Scientists wondered: "Can we mix these drums in any other way? Can we make a complex web where Drum A touches B, B touches C, and C touches A, or where we mix three drums in a weird new pattern?"

The authors looked at a massive, general class of recipes (called "antisymmetrised multi-spin-2 interactions") that could potentially connect any number of drums in any pattern. They wanted to see if any of these new recipes were ghost-free.

4. The Investigation: The "Lapse" Test

To check for ghosts, the authors used a clever trick. They looked at the "time" part of the equations (called the "lapse").

  • The Analogy: Imagine the drums are on a stage. The "lapse" is the stage manager. If the stage manager has to make a decision based on the future state of the drums (which is impossible), the system is broken (ghosts appear).
  • The Rule: For a theory to be safe, the stage manager must be able to make decisions based only on the current state of the drums, without needing to know the future.

They tested thousands of potential recipes. They found that almost all of them forced the stage manager to look into the future, creating ghosts.

5. The Discovery: The "Tree" Rule

The paper proves that there are only two ways to build a safe, multi-gravity universe:

A. The Irreducible "Super-Blend" (The Unique Solution)
If you want a theory where every drum interacts directly with every other drum in a complex, genuine way (not just in pairs), there is only one safe recipe.

  • The Recipe: You must mix the drums using a specific mathematical formula (the determinant) where the mixing coefficients are just simple numbers multiplied together (β1×β2×β3...\beta_1 \times \beta_2 \times \beta_3...).
  • The Result: Any other way of mixing them directly creates a ghost. This proves the "Super-Blend" theory is unique. You can't tweak it; it's the only one that works.

B. The "Tree" Structure (The Safe Network)
If you want to connect drums in a more complex web, you can't just connect them randomly. The connections must form a Tree.

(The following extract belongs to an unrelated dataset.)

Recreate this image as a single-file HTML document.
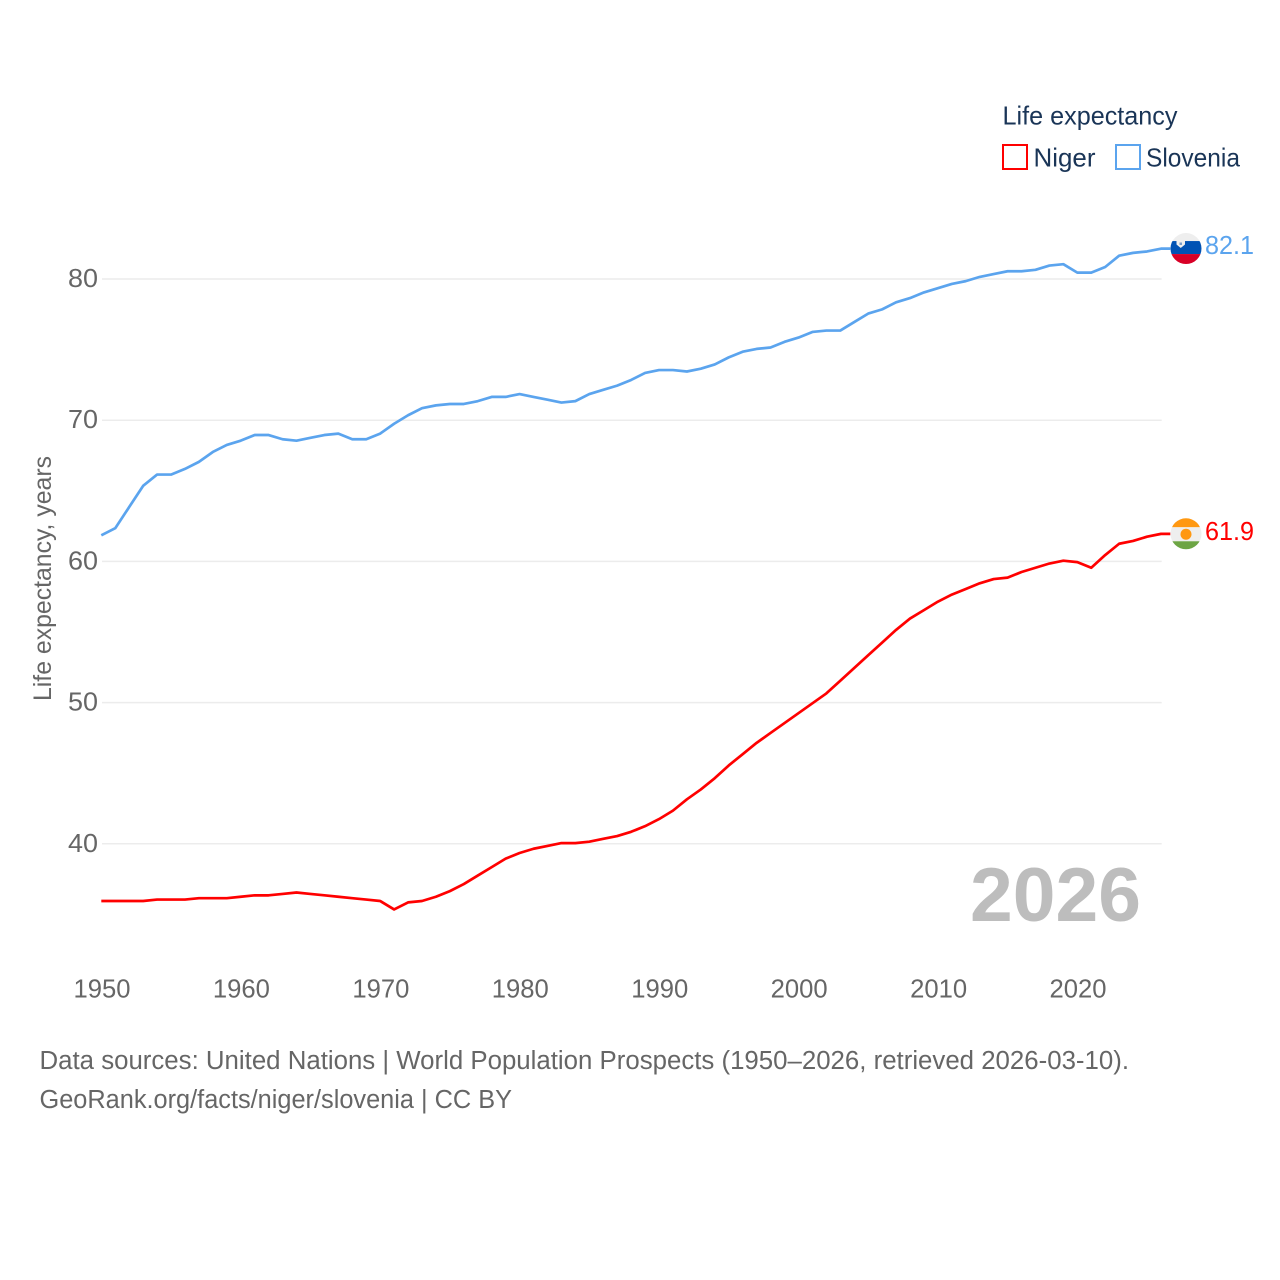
<!DOCTYPE html>
<html lang="en">
<head>
<meta charset="utf-8">
<title>Life expectancy: Niger and Slovenia</title>
<style>
html,body{margin:0;padding:0;background:#fff;width:1280px;height:1280px;overflow:hidden}
svg{display:block}
text{font-family:"Liberation Sans",sans-serif}
</style>
</head>
<body>
<svg id="chart" width="1280" height="1280" viewBox="0 0 1280 1280" xmlns="http://www.w3.org/2000/svg">
  <rect width="1280" height="1280" fill="#fff"/>
  <g id="grid"></g>
  <g id="yticks"></g>
  <g id="xticks"></g>
  <g id="series" transform="translate(-0.7,-0.7)"></g>

  <text transform="translate(51,701) rotate(-90)" font-size="25" fill="#666" textLength="245" lengthAdjust="spacingAndGlyphs">Life expectancy, years</text>

  <g>
    <text x="1002.500" y="124.500" font-size="26" fill="#1a3557" textLength="175" lengthAdjust="spacingAndGlyphs">Life expectancy</text>
    <rect x="1003" y="145" width="24" height="24" fill="#fff" stroke="#ff0000" stroke-width="2"/>
    <text x="1033.500" y="166.500" font-size="26" fill="#1a3557" textLength="62" lengthAdjust="spacingAndGlyphs">Niger</text>
    <rect x="1116" y="145" width="24" height="24" fill="#fff" stroke="#5ba4ee" stroke-width="2"/>
    <text x="1146" y="166.500" font-size="26" fill="#1a3557" textLength="94" lengthAdjust="spacingAndGlyphs">Slovenia</text>
  </g>

  <text x="970" y="921" font-size="76" font-weight="bold" fill="#bdbdbd" textLength="171" lengthAdjust="spacingAndGlyphs">2026</text>

  <defs>
    <clipPath id="clip-si"><circle id="clip-si-circle" cx="1186" cy="249" r="15.500"/></clipPath>
    <clipPath id="clip-ne"><circle id="clip-ne-circle" cx="1186" cy="534" r="15.500"/></clipPath>
  </defs>
  <g id="flag-si"></g>
  <g id="flag-ne"></g>

  <text id="value-si" x="1205" font-size="26" fill="#5ba4ee" textLength="49" lengthAdjust="spacingAndGlyphs"></text>
  <text id="value-ne" x="1205" font-size="26" fill="#ff0000" textLength="49" lengthAdjust="spacingAndGlyphs"></text>

  <text x="39.500" y="1069" font-size="25.500" fill="#666" textLength="1089.500" lengthAdjust="spacingAndGlyphs">Data sources: United Nations | World Population Prospects (1950–2026, retrieved 2026-03-10).</text>
  <a><text x="39.500" y="1108" font-size="25.500" fill="#666" textLength="472.500" lengthAdjust="spacingAndGlyphs">GeoRank.org/facts/niger/slovenia | CC BY</text></a>
</svg>
<script>
var firstYear = 1950;
var yTickValues = [40, 50, 60, 70, 80];
var xTickYears = [1950, 1960, 1970, 1980, 1990, 2000, 2010, 2020];
var slovenia = [
  61.8,62.3,63.8,65.3,66.1,66.1,66.5,67.0,67.7,68.2,
  68.5,68.9,68.9,68.6,68.5,68.7,68.9,69.0,68.6,68.6,
  69.0,69.7,70.3,70.8,71.0,71.1,71.1,71.3,71.6,71.6,
  71.8,71.6,71.4,71.2,71.3,71.8,72.1,72.4,72.8,73.3,
  73.5,73.5,73.4,73.6,73.9,74.4,74.8,75.0,75.1,75.5,
  75.8,76.2,76.3,76.3,76.9,77.5,77.8,78.3,78.6,79.0,
  79.3,79.6,79.8,80.1,80.3,80.5,80.5,80.6,80.9,81.0,
  80.4,80.4,80.8,81.6,81.8,81.9,82.1
];
var niger = [
  35.9,35.9,35.9,35.9,36.0,36.0,36.0,36.1,36.1,36.1,
  36.2,36.3,36.3,36.4,36.5,36.4,36.3,36.2,36.1,36.0,
  35.9,35.3,35.8,35.9,36.2,36.6,37.1,37.7,38.3,38.9,
  39.3,39.6,39.8,40.0,40.0,40.1,40.3,40.5,40.8,41.2,
  41.7,42.3,43.1,43.8,44.6,45.5,46.3,47.1,47.8,48.5,
  49.2,49.9,50.6,51.5,52.4,53.3,54.2,55.1,55.9,56.5,
  57.1,57.6,58.0,58.4,58.7,58.8,59.2,59.5,59.8,60.0,
  59.9,59.5,60.4,61.2,61.4,61.7,61.9
];

var NS = 'http://www.w3.org/2000/svg';
function xScale(year) { return 102 + (year - 1950) * 13.943; }
function yScale(v) { return 279 + (80 - v) * 14.12; }
function make(tag, attrs, parent) {
  var el = document.createElementNS(NS, tag);
  for (var k in attrs) el.setAttribute(k, attrs[k]);
  parent.appendChild(el);
  return el;
}

var grid = document.getElementById('grid');
var yticks = document.getElementById('yticks');
var xticks = document.getElementById('xticks');
var series = document.getElementById('series');
var lastYear = firstYear + slovenia.length - 1;

yTickValues.forEach(function (v) {
  var line = make('line', {x1: xScale(firstYear), x2: xScale(lastYear), y1: yScale(v), y2: yScale(v), stroke: '#ececec', 'stroke-width': 1.5}, grid);
  
  
  var t = make('text', {x: 68, y: yScale(v) + 8, 'font-size': 26, fill: '#666', textLength: 30, lengthAdjust: 'spacingAndGlyphs'}, yticks);
  t.textContent = String(v);
  
  
});

xTickYears.forEach(function (y) {
  var t = make('text', {x: xScale(y) - 28.5, y: 997.5, 'font-size': 26, fill: '#666', textLength: 57, lengthAdjust: 'spacingAndGlyphs'}, xticks);
  t.textContent = String(y);
  
  
});

function drawSeries(values, color) {
  var pts = values.map(function (v, i) {
    return xScale(firstYear + i).toFixed(2) + ',' + yScale(v).toFixed(2);
  });
  var endY = yScale(values[values.length - 1]).toFixed(2);
  pts.push('1171,' + endY);
  return make('polyline', {points: pts.join(' '), fill: 'none', stroke: color, 'stroke-width': 2.7, 'stroke-linejoin': 'round'}, series);
}
var sloveniaLine = drawSeries(slovenia, '#5ba4ee');


var nigerLine = drawSeries(niger, '#ff0000');



var siEnd = slovenia[slovenia.length - 1];
var neEnd = niger[niger.length - 1];
var siY = yScale(siEnd) - 0.8;
var neY = yScale(neEnd) - 0.8;

var siText = document.getElementById('value-si');
siText.setAttribute('y', siY + 5.5);
siText.textContent = siEnd.toFixed(1);
var neText = document.getElementById('value-ne');
neText.setAttribute('y', neY + 6);
neText.textContent = neEnd.toFixed(1);

document.getElementById('clip-si-circle').setAttribute('cy', siY);
document.getElementById('clip-ne-circle').setAttribute('cy', neY);

var fs = document.getElementById('flag-si');
fs.setAttribute('clip-path', 'url(#clip-si)');
make('rect', {x: 1170, y: siY - 16, width: 32, height: 8.5, fill: '#eeeeee'}, fs);
make('rect', {x: 1170, y: siY - 7.5, width: 32, height: 13, fill: '#0052b4'}, fs);
make('rect', {x: 1170, y: siY + 5.5, width: 32, height: 11, fill: '#d80027'}, fs);
make('path', {d: 'M1176.500 ' + (siY - 9.5) + 'h8.500v5.500l-4.250 3.500l-4.250-3.500z', fill: '#eeeeee'}, fs);
make('path', {d: 'M1179.500 ' + (siY - 6) + 'h2.500v2.500h-2.500z', fill: '#7a9cc8'}, fs);

var fn = document.getElementById('flag-ne');
fn.setAttribute('clip-path', 'url(#clip-ne)');
make('rect', {x: 1170, y: neY - 16, width: 32, height: 9.5, fill: '#ff9811'}, fn);
make('rect', {x: 1170, y: neY - 6.5, width: 32, height: 14, fill: '#eeeeee'}, fn);
make('rect', {x: 1170, y: neY + 7.5, width: 32, height: 9, fill: '#6da544'}, fn);
make('circle', {cx: 1186, cy: neY + 0.5, r: 5.5, fill: '#ff9811'}, fn);
</script>
</body>
</html>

  • The Analogy: Think of a family tree or a river system.
    • Safe (Tree): A main trunk splits into branches, which split into twigs. No loops. (e.g., A connects to B, B connects to C).
    • Unsafe (Cycle): A connects to B, B to C, and C connects back to A. This creates a loop.
  • The Finding: If you try to connect drums in a loop (a cycle), the "ghost" monster appears. The only safe networks are those that look like trees, where you can always trace a path back to a starting point without going in circles.

6. Why This Matters

This paper is like a master architect proving that there is only one specific blueprint for building a skyscraper that won't collapse.

  • Before, we knew of a few safe blueprints.
  • Now, we know that any attempt to build a more complex, "genuine" multi-gravity theory (where everything talks to everything) must follow the specific "Super-Blend" recipe.
  • If you try to deviate from this recipe, or if you build your network with loops, the universe becomes unstable.

Summary

The authors looked for hidden, safe ways to connect multiple gravity fields. They found that:

  1. Uniqueness: There is only one way to create a truly complex, multi-field gravity interaction without ghosts. It's the "determinant" theory.
  2. Structure: If you build a network of gravity fields, it must look like a tree (no loops). If you make a loop, the theory breaks.

In short: Nature is picky. If you want multiple gravity fields to coexist peacefully, you have to follow the rules exactly. There are no "loopholes" or secret shortcuts. The known theories are the only theories that work.